#### [To be done]
Repeat the material verbatim. Images are excluded from the copy.

[start Given material]

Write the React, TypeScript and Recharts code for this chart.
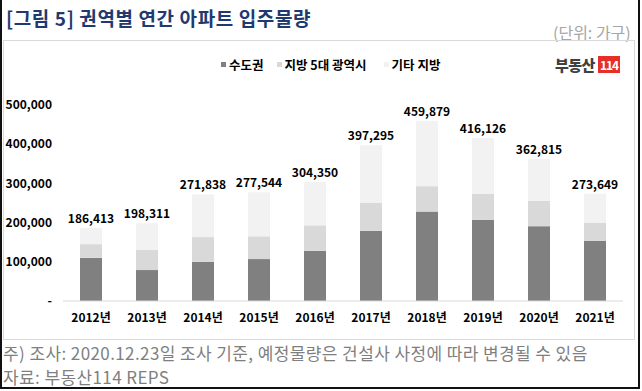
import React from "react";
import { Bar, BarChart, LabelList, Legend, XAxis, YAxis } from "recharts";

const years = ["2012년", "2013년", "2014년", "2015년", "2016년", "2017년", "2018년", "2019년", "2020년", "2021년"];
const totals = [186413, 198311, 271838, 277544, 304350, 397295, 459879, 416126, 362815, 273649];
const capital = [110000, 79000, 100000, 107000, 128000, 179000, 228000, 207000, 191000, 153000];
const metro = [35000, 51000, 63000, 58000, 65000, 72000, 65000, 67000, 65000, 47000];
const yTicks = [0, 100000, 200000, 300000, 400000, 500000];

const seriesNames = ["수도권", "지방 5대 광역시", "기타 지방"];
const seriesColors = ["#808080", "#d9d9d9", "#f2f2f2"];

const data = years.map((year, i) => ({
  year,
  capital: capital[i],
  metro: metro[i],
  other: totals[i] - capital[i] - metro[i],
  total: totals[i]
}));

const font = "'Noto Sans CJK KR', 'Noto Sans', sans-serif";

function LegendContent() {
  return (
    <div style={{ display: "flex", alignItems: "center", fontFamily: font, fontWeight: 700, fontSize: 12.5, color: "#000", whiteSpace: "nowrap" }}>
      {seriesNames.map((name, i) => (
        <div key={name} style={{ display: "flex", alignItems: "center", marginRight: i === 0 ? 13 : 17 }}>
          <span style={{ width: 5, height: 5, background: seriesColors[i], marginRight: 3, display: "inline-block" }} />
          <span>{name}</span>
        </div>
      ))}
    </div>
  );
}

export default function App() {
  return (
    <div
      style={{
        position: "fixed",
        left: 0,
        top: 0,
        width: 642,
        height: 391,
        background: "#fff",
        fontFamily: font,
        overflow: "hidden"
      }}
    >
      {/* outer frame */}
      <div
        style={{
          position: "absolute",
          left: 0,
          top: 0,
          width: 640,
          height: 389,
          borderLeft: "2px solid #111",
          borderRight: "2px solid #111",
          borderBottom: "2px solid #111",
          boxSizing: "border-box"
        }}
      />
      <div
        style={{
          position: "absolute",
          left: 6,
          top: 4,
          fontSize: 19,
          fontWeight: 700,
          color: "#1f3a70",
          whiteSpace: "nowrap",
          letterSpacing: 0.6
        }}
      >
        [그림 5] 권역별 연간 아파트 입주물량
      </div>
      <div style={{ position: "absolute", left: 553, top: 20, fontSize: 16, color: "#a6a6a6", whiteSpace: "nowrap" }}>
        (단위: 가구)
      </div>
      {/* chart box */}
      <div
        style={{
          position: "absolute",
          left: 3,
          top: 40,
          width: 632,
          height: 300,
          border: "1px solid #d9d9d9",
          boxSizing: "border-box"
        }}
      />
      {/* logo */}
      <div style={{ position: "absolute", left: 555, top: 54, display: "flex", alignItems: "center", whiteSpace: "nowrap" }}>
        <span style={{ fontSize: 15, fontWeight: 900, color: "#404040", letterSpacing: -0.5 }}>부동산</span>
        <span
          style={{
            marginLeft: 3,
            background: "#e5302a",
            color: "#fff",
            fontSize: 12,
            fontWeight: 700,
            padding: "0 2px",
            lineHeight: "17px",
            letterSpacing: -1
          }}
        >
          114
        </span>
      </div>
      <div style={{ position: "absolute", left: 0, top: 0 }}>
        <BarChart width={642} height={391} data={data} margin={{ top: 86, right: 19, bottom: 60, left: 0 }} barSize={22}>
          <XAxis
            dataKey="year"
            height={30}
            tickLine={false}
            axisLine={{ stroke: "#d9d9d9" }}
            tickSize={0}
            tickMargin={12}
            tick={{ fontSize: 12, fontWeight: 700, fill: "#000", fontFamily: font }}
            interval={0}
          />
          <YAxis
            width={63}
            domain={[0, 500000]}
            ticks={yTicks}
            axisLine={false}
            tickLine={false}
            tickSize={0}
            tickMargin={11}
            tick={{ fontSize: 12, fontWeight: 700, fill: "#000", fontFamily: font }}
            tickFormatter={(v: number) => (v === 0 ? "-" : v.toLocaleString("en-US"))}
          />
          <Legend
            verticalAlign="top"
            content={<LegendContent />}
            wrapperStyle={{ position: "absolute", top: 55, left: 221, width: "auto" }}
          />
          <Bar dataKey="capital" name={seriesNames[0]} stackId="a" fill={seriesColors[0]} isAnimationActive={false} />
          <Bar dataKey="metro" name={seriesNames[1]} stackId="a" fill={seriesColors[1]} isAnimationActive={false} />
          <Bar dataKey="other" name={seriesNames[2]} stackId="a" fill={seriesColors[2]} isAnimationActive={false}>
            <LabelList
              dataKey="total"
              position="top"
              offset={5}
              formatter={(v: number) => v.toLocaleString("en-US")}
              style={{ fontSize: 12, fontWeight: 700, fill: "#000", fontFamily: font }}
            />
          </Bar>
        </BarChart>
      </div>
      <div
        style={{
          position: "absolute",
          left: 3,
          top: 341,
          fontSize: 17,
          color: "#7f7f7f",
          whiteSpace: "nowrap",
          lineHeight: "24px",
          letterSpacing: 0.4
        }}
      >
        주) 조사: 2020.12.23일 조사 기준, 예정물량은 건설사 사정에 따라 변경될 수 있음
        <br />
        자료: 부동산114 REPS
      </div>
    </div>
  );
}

[end Given material]

#### [Response]
Write the React, TypeScript and Recharts code for this chart.
import React from "react";
import { Bar, BarChart, LabelList, Legend, XAxis, YAxis } from "recharts";

const years = ["2012년", "2013년", "2014년", "2015년", "2016년", "2017년", "2018년", "2019년", "2020년", "2021년"];
const totals = [186413, 198311, 271838, 277544, 304350, 397295, 459879, 416126, 362815, 273649];
const capital = [110000, 79000, 100000, 107000, 128000, 179000, 228000, 207000, 191000, 153000];
const metro = [35000, 51000, 63000, 58000, 65000, 72000, 65000, 67000, 65000, 47000];
const yTicks = [0, 100000, 200000, 300000, 400000, 500000];

const seriesNames = ["수도권", "지방 5대 광역시", "기타 지방"];
const seriesColors = ["#808080", "#d9d9d9", "#f2f2f2"];

const data = years.map((year, i) => ({
  year,
  capital: capital[i],
  metro: metro[i],
  other: totals[i] - capital[i] - metro[i],
  total: totals[i]
}));

const font = "'Noto Sans CJK KR', 'Noto Sans', sans-serif";

function LegendContent() {
  return (
    <div style={{ display: "flex", alignItems: "center", fontFamily: font, fontWeight: 700, fontSize: 12.5, color: "#000", whiteSpace: "nowrap" }}>
      {seriesNames.map((name, i) => (
        <div key={name} style={{ display: "flex", alignItems: "center", marginRight: i === 0 ? 13 : 17 }}>
          <span style={{ width: 5, height: 5, background: seriesColors[i], marginRight: 3, display: "inline-block" }} />
          <span>{name}</span>
        </div>
      ))}
    </div>
  );
}

export default function App() {
  return (
    <div
      style={{
        position: "fixed",
        left: 0,
        top: 0,
        width: 642,
        height: 391,
        background: "#fff",
        fontFamily: font,
        overflow: "hidden"
      }}
    >
      {/* outer frame */}
      <div
        style={{
          position: "absolute",
          left: 0,
          top: 0,
          width: 640,
          height: 389,
          borderLeft: "2px solid #111",
          borderRight: "2px solid #111",
          borderBottom: "2px solid #111",
          boxSizing: "border-box"
        }}
      />
      <div
        style={{
          position: "absolute",
          left: 6,
          top: 4,
          fontSize: 19,
          fontWeight: 700,
          color: "#1f3a70",
          whiteSpace: "nowrap",
          letterSpacing: 0.6
        }}
      >
        [그림 5] 권역별 연간 아파트 입주물량
      </div>
      <div style={{ position: "absolute", left: 553, top: 20, fontSize: 16, color: "#a6a6a6", whiteSpace: "nowrap" }}>
        (단위: 가구)
      </div>
      {/* chart box */}
      <div
        style={{
          position: "absolute",
          left: 3,
          top: 40,
          width: 632,
          height: 300,
          border: "1px solid #d9d9d9",
          boxSizing: "border-box"
        }}
      />
      {/* logo */}
      <div style={{ position: "absolute", left: 555, top: 54, display: "flex", alignItems: "center", whiteSpace: "nowrap" }}>
        <span style={{ fontSize: 15, fontWeight: 900, color: "#404040", letterSpacing: -0.5 }}>부동산</span>
        <span
          style={{
            marginLeft: 3,
            background: "#e5302a",
            color: "#fff",
            fontSize: 12,
            fontWeight: 700,
            padding: "0 2px",
            lineHeight: "17px",
            letterSpacing: -1
          }}
        >
          114
        </span>
      </div>
      <div style={{ position: "absolute", left: 0, top: 0 }}>
        <BarChart width={642} height={391} data={data} margin={{ top: 86, right: 19, bottom: 60, left: 0 }} barSize={22}>
          <XAxis
            dataKey="year"
            height={30}
            tickLine={false}
            axisLine={{ stroke: "#d9d9d9" }}
            tickSize={0}
            tickMargin={12}
            tick={{ fontSize: 12, fontWeight: 700, fill: "#000", fontFamily: font }}
            interval={0}
          />
          <YAxis
            width={63}
            domain={[0, 500000]}
            ticks={yTicks}
            axisLine={false}
            tickLine={false}
            tickSize={0}
            tickMargin={11}
            tick={{ fontSize: 12, fontWeight: 700, fill: "#000", fontFamily: font }}
            tickFormatter={(v: number) => (v === 0 ? "-" : v.toLocaleString("en-US"))}
          />
          <Legend
            verticalAlign="top"
            content={<LegendContent />}
            wrapperStyle={{ position: "absolute", top: 55, left: 221, width: "auto" }}
          />
          <Bar dataKey="capital" name={seriesNames[0]} stackId="a" fill={seriesColors[0]} isAnimationActive={false} />
          <Bar dataKey="metro" name={seriesNames[1]} stackId="a" fill={seriesColors[1]} isAnimationActive={false} />
          <Bar dataKey="other" name={seriesNames[2]} stackId="a" fill={seriesColors[2]} isAnimationActive={false}>
            <LabelList
              dataKey="total"
              position="top"
              offset={5}
              formatter={(v: number) => v.toLocaleString("en-US")}
              style={{ fontSize: 12, fontWeight: 700, fill: "#000", fontFamily: font }}
            />
          </Bar>
        </BarChart>
      </div>
      <div
        style={{
          position: "absolute",
          left: 3,
          top: 341,
          fontSize: 17,
          color: "#7f7f7f",
          whiteSpace: "nowrap",
          lineHeight: "24px",
          letterSpacing: 0.4
        }}
      >
        주) 조사: 2020.12.23일 조사 기준, 예정물량은 건설사 사정에 따라 변경될 수 있음
        <br />
        자료: 부동산114 REPS
      </div>
    </div>
  );
}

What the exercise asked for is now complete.